# Dataset Preparation
You need to create a new conda environment to do these preparatory works.

**Step 1: Generate mask of the object shape.**

* Clone [RemoteSAM](https://github.com/1e12Leon/RemoteSAM) repo.

* Move [extract_classnames.py](./extract_classnames.py) and [start_seg.py](./start_seg.py)  to the folder.

* Generate the classnames of each images and save to the output_dir by python extract_classnames.py.

* Generate the target mask image for the labels and save  to the output_dir by python start_seg.py.

  (After experiments, we found that for the data that has been pre-trained in RemoteSAM, the effect of directly extracting the category information from labelTxt for semantic segmentation is basically the same as that of extracting the caption through RemoteCLIP and then performing instance segmentation.

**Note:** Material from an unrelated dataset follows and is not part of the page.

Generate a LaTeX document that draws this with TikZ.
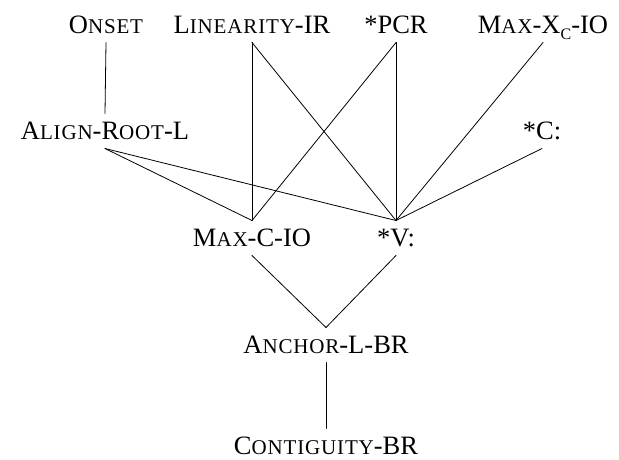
\documentclass[tikz,border=0pt]{standalone}
\usepackage{fontspec}
\setmainfont{Liberation Serif}
\newcommand{\fsc}[1]{{\fontsize{21pt}{22pt}\selectfont\addfontfeatures{LetterSpace=4}#1}}
\newcommand{\subc}[1]{\raisebox{-0.22em}{\fontsize{16pt}{16pt}\selectfont #1}}
\begin{document}
\begin{tikzpicture}[x=1pt,y=-1pt,
  con/.style={font=\fontsize{26.5pt}{28pt}\selectfont, inner xsep=0pt, inner ysep=9pt, outer sep=0pt, text height=17pt, text depth=0pt, anchor=center},
  edge/.style={line width=0.8pt, line cap=round}]
\useasboundingbox (0,0) rectangle (619,459);
\node[con] (onset)  at (106,25)  {O\fsc{NSET}};
\node[con] (lin)    at (252,25)  {L\fsc{INEARITY}-IR};
\node[con] (pcr)    at (396,25)  {*PCR};
\node[con] (maxx)   at (543,25)  {M\fsc{AX}-X\subc{C}-IO};
\node[con] (align)  at (105,131) {A\fsc{LIGN}-R\fsc{OOT}-L};
\node[con] (cc)     at (542,131) {*C:};
\node[con] (maxc)   at (252,238) {M\fsc{AX}-C-IO};
\node[con] (vv)     at (396,238) {*V:};
\node[con] (anchor) at (326,345) {A\fsc{NCHOR}-L-BR};
\node[con] (contig) at (326,446) {C\fsc{ONTIGUITY}-BR};
\draw[edge] (onset.south) -- (align.north);
\draw[edge] (lin.south) -- (maxc.north);
\draw[edge] (lin.south) -- (vv.north);
\draw[edge] (pcr.south) -- (maxc.north);
\draw[edge] (pcr.south) -- (vv.north);
\draw[edge] (maxx.south) -- (vv.north);
\draw[edge] (align.south) -- (maxc.north);
\draw[edge] (align.south) -- (vv.north);
\draw[edge] (cc.south) -- (vv.north);
\draw[edge] (maxc.south) -- (anchor.north);
\draw[edge] (vv.south) -- (anchor.north);
\draw[edge] (anchor.south) -- (contig.north);
\end{tikzpicture}
\end{document}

Therefore, we provide more convenient semantic segmentation code to reduce the intermediate steps.)

**Step 2: Generate prompt.json.**

* As shown in Figure 8 of the paper, captions can affect the bias of the model's generation. When not using reinforcement learning strategies, we recommend not using captions to improve the evaluation metrics of the model's generation, including the performance improvement of downstream tasks and the distribution of images. 
* Here, we provide two scripts, namely [generate_wcap_json.py](./data/generate_wcap_json.py) and [generate_wocap_json.py](./data/generate_wocap_json.py) .
* Generate the prompt.json by python ./data/generate_wocap_json.py or python ./data/generate_wcap_json.py.

The above steps can complete the basic training and inference of the model. We will release other data processing codes soon.